Teri Mitchell (right) and her team at Catholic Social Services’ Bucks County Family Service Center brightened Christmas for hundreds of area kids through an annual toy drive and breakfast with Santa, Dec. 21. (Photo by Gina Christian)

Teri Mitchell could teach Santa Claus a few things about getting ready for Christmas.

As the director of the archdiocesan Catholic Social Services’ (CSS) Bucks County Family Service Center, Mitchell has helped hundreds of area parents provide a memorable holiday for their children, thanks to an annual toy drive and Christmas brunch that she and her team coordinate.

On Dec. 21, more than 200 clients of the center received bundles of gifts over breakfast with Santa at CSS’s Fatima Catholic Outreach Center in Bensalem. The two-hour gathering included photos with Mr. and Mrs. Claus, cookie decorating, arts and crafts projects, and a reading of “Llama, Llama, Holiday Drama” by children’s author Anna Dewdney.

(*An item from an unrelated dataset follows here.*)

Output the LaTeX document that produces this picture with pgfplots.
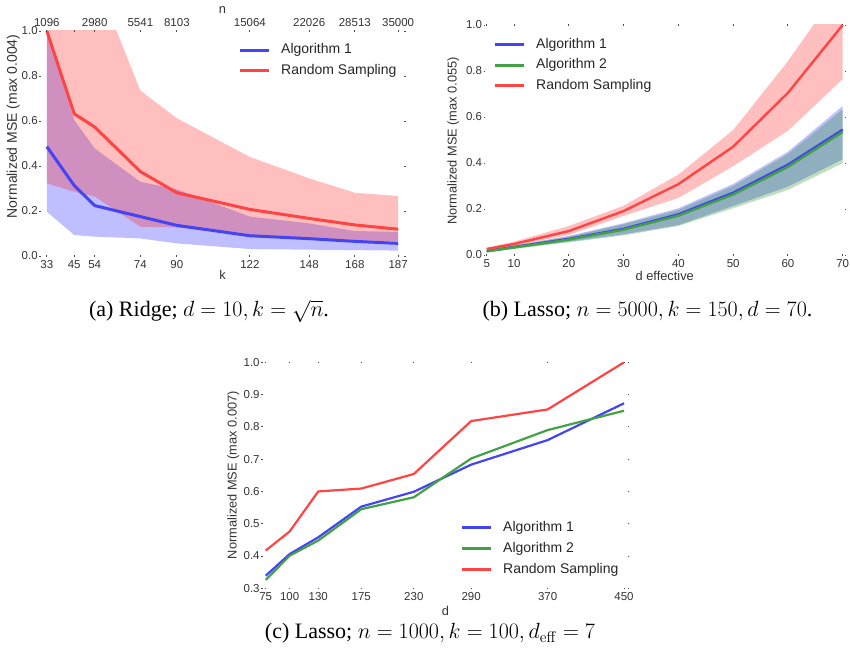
\RequirePackage{fix-cm}
\documentclass[border=0pt]{standalone}
\usepackage[no-math]{fontspec}
\setmainfont{Liberation Serif}
\setsansfont{Liberation Sans}
\usepackage{pgfplots}
\pgfplotsset{compat=1.18}
\definecolor{cR}{RGB}{255,68,68}
\definecolor{cB}{RGB}{68,68,245}
\definecolor{cG}{RGB}{68,160,68}
\pgfplotsset{
  sb/.style={
    scale only axis,
    anchor=south west,
    axis line style={draw=none},
    tick style={draw=black!70, line width=0.9pt},
    major tick length=1.2pt,
    tick align=center,
    tick pos=both,
    xticklabel pos=lower, yticklabel pos=left,
    ticklabel style={font=\fontsize{11.5}{13}\selectfont\sffamily, text=black!80},
    yticklabel style={inner xsep=1.5pt, /pgf/number format/fixed, /pgf/number format/fixed zerofill, /pgf/number format/precision=1},
    /pgf/number format/assume math mode=true,
    label style={font=\fontsize{12.8}{14}\selectfont\sffamily, text=black!80},
    legend cell align=left,
    legend image code/.code={\draw[##1, line width=3pt, line cap=butt] (0pt,0pt) -- (29pt,0pt);},
    legend style={draw=none, fill=none, inner sep=0pt, anchor=north west, font=\fontsize{14}{16}\selectfont\sffamily, text=black!85, row sep=7.2pt, column sep=11pt, nodes={inner sep=0pt, text height=10.5pt, text depth=3pt}},
  }
}
\begin{document}
\begin{tikzpicture}
\path[use as bounding box] (0,0) rectangle (850pt,660pt);
% ---------------- (a)
\begin{axis}[sb, at={(40pt,404pt)}, width=365pt, height=225pt,
  xmin=30, xmax=190, ymin=0, ymax=1,
  xtick={33,45,54,74,90,122,148,168,187}, ytick={0,0.2,0.4,0.6,0.8,1.0},
  xlabel={k}, xlabel style={at={(axis description cs:0.5,-0.0844)}, anchor=center},
  ylabel={Normalized MSE (max 0.004)}, ylabel style={at={(axis description cs:-0.0732,0.576)}, anchor=center, font=\fontsize{14}{16}\selectfont\sffamily},
  legend style={at={(axis description cs:0.5425,0.9456)}}]
\addplot[fill=blue, fill opacity=0.25, draw=none, forget plot] coordinates {
 (33,1.0)(45,0.604)(54,0.478)(74,0.33)(90,0.296)(122,0.175)(148,0.145)(168,0.111)(187,0.107)
 (187,0.024)(168,0.026)(148,0.028)(122,0.031)(90,0.056)(74,0.078)(54,0.086)(45,0.093)(33,0.197)} -- cycle;
\addplot[fill=red, fill opacity=0.25, draw=none, forget plot] coordinates {
 (33,2.0)(45,1.5)(54,1.244)(74,0.735)(90,0.612)(122,0.440)(148,0.345)(168,0.281)(187,0.267)
 (187,0.065)(168,0.07)(148,0.08)(122,0.092)(90,0.127)(74,0.13)(54,0.264)(45,0.286)(33,0.323)} -- cycle;
\addplot[cB, line width=3pt] coordinates {(33,0.486)(45,0.313)(54,0.224)(74,0.175)(90,0.136)(122,0.090)(148,0.077)(168,0.065)(187,0.056)};
\addlegendentry{Algorithm 1}
\addplot[cR, line width=3pt] coordinates {(33,1.0)(45,0.632)(54,0.573)(74,0.375)(90,0.281)(122,0.207)(148,0.167)(168,0.138)(187,0.119)};
\addlegendentry{Random Sampling}
\end{axis}
\begin{axis}[sb, at={(40pt,404pt)}, width=365pt, height=225pt,
  xmin=30, xmax=190, ymin=0, ymax=1,
  xtick={33,45,54,74,90,122,148,168,187},
  xticklabels={1096,,2980,5541,8103,15064,22026,28513,35000},
  xticklabel pos=upper, ytick=\empty,
  xlabel={n}, xlabel style={at={(axis description cs:0.5,1.0933)}, anchor=center}]
\addplot[draw=none] coordinates {(33,0)};
\end{axis}
% ---------------- (b)
\begin{axis}[sb, at={(484.3pt,405pt)}, width=360.8pt, height=230pt,
  xmin=4.56, xmax=70.44, ymin=0, ymax=1,
  xtick={5,10,20,30,40,50,60,70}, ytick={0,0.2,0.4,0.6,0.8,1.0},
  xlabel={d effective}, xlabel style={at={(axis description cs:0.5,-0.0913)}, anchor=center},
  ylabel={Normalized MSE (max 0.055)}, ylabel style={at={(axis description cs:-0.0859,0.496)}, anchor=center},
  legend style={at={(axis description cs:0.024,0.9454)}}]
\addplot[fill=blue, fill opacity=0.25, draw=none, forget plot] coordinates {
 (5,0.022)(10,0.042)(20,0.083)(30,0.138)(40,0.203)(50,0.309)(60,0.449)(70,0.648)
 (70,0.416)(60,0.297)(50,0.213)(40,0.130)(30,0.090)(20,0.058)(10,0.028)(5,0.012)} -- cycle;
\addplot[fill=green!50!black, fill opacity=0.25, draw=none, forget plot] coordinates {
 (5,0.021)(10,0.040)(20,0.080)(30,0.134)(40,0.196)(50,0.300)(60,0.439)(70,0.633)
 (70,0.399)(60,0.283)(50,0.203)(40,0.126)(30,0.085)(20,0.055)(10,0.026)(5,0.011)} -- cycle;
\addplot[fill=red, fill opacity=0.25, draw=none, forget plot] coordinates {
 (5,0.031)(10,0.058)(20,0.126)(30,0.214)(40,0.350)(50,0.543)(60,0.843)(70,1.18)
 (70,0.765)(60,0.540)(50,0.386)(40,0.248)(30,0.170)(20,0.087)(10,0.040)(5,0.020)} -- cycle;
\addplot[cB, line width=2.4pt] coordinates {(5,0.017)(10,0.035)(20,0.070)(30,0.114)(40,0.177)(50,0.271)(60,0.393)(70,0.545)};
\addlegendentry{Algorithm 1}
\addplot[cG, line width=2.4pt] coordinates {(5,0.016)(10,0.033)(20,0.067)(30,0.110)(40,0.171)(50,0.263)(60,0.383)(70,0.535)};
\addlegendentry{Algorithm 2}
\addplot[cR, line width=2.4pt] coordinates {(5,0.026)(10,0.048)(20,0.104)(30,0.191)(40,0.308)(50,0.471)(60,0.705)(70,1.0)};
\addlegendentry{Random Sampling}
\end{axis}
% ---------------- (c)
\begin{axis}[sb, at={(261.9pt,71.7pt)}, width=366.9pt, height=226pt,
  xmin=71, xmax=455, ymin=0.3, ymax=1.0,
  xtick={75,100,130,175,230,290,370,450}, ytick={0.3,0.4,0.5,0.6,0.7,0.8,0.9,1.0},
  xlabel={d}, xlabel style={at={(axis description cs:0.5,-0.1004)}, anchor=center},
  ylabel={Normalized MSE (max 0.007)}, ylabel style={at={(axis description cs:-0.078,0.501)}, anchor=center},
  legend style={at={(axis description cs:0.54,0.298)}}]
\addplot[cB, line width=2.2pt] coordinates {(75,0.339)(100,0.406)(130,0.458)(175,0.553)(230,0.599)(290,0.683)(370,0.759)(450,0.873)};
\addlegendentry{Algorithm 1}
\addplot[cG, line width=2.2pt] coordinates {(75,0.326)(100,0.401)(130,0.448)(175,0.545)(230,0.582)(290,0.702)(370,0.790)(450,0.850)};
\addlegendentry{Algorithm 2}
\addplot[cR, line width=2.2pt] coordinates {(75,0.417)(100,0.476)(130,0.600)(175,0.609)(230,0.654)(290,0.818)(370,0.854)(450,1.0)};
\addlegendentry{Random Sampling}
\end{axis}
% captions
\node[anchor=base, font=\fontsize{22}{24}\selectfont] at (209pt,343pt) {(a)\ Ridge; $d=10, k=\sqrt{n}$.};
\node[anchor=base, font=\fontsize{22}{24}\selectfont] at (647.5pt,343pt) {(b)\ Lasso; $n=5000, k=150, d=70$.};
\node[anchor=base, font=\fontsize{22}{24}\selectfont] at (430pt,21pt) {(c)\ Lasso; $n=1000, k=100, d_{\mathrm{eff}}=7$};
\end{tikzpicture}
\end{document}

So how do Mitchell and her staff of elves pull off such a full morning — while preparing for last-minute holiday assistance requests – and still manage to enjoy themselves in the process?

By planning ahead, said Mitchell, and by knowing whom to ask.

“We start putting the word out in late September,” Mitchell said. “We could not do this without the help of the community.”

She and her team contact area parishes, family, friends and community members “to see who can adopt a family” for the holidays. The Marine Toys for Tots program is also “very instrumental in getting family gifts” together for the outreach.

Mitchell also invites participants to simply adopt one child, or to volunteer at the breakfast.

Families enjoyed breakfast and photos with Mr. and Mrs. Claus at Catholic Social Services’ Fatima Catholic Outreach Center, Dec. 21. (Gina Christian)

“My own personal motto is that I like to invite others to participate, and have them share their Christmas,” she said. “It builds your blessings when you do.”

The toys, which include a number of educational activities, are kept unwrapped. Parents receive rolls of wrapping paper so they can “take ownership” of the gifts, Mitchell said.

Mitchell also makes sure to have a supply of gifts on hand for Christmas emergencies.

“The last-minute calls are the ones that really get to your heart,” she said. “Maybe something happened with the family, and grandparents suddenly find themselves having to host Christmas for their grandkids. But we plan for emergencies, and we’ll be able to help them.”

Donors and volunteers – many of whom are family and friends of Mitchell’s staff — appreciate the opportunity to do more than simply “click to give” at Christmas, she added.

“This is hands on,” she said. “This is sharing, with strangers and community and neighbors.”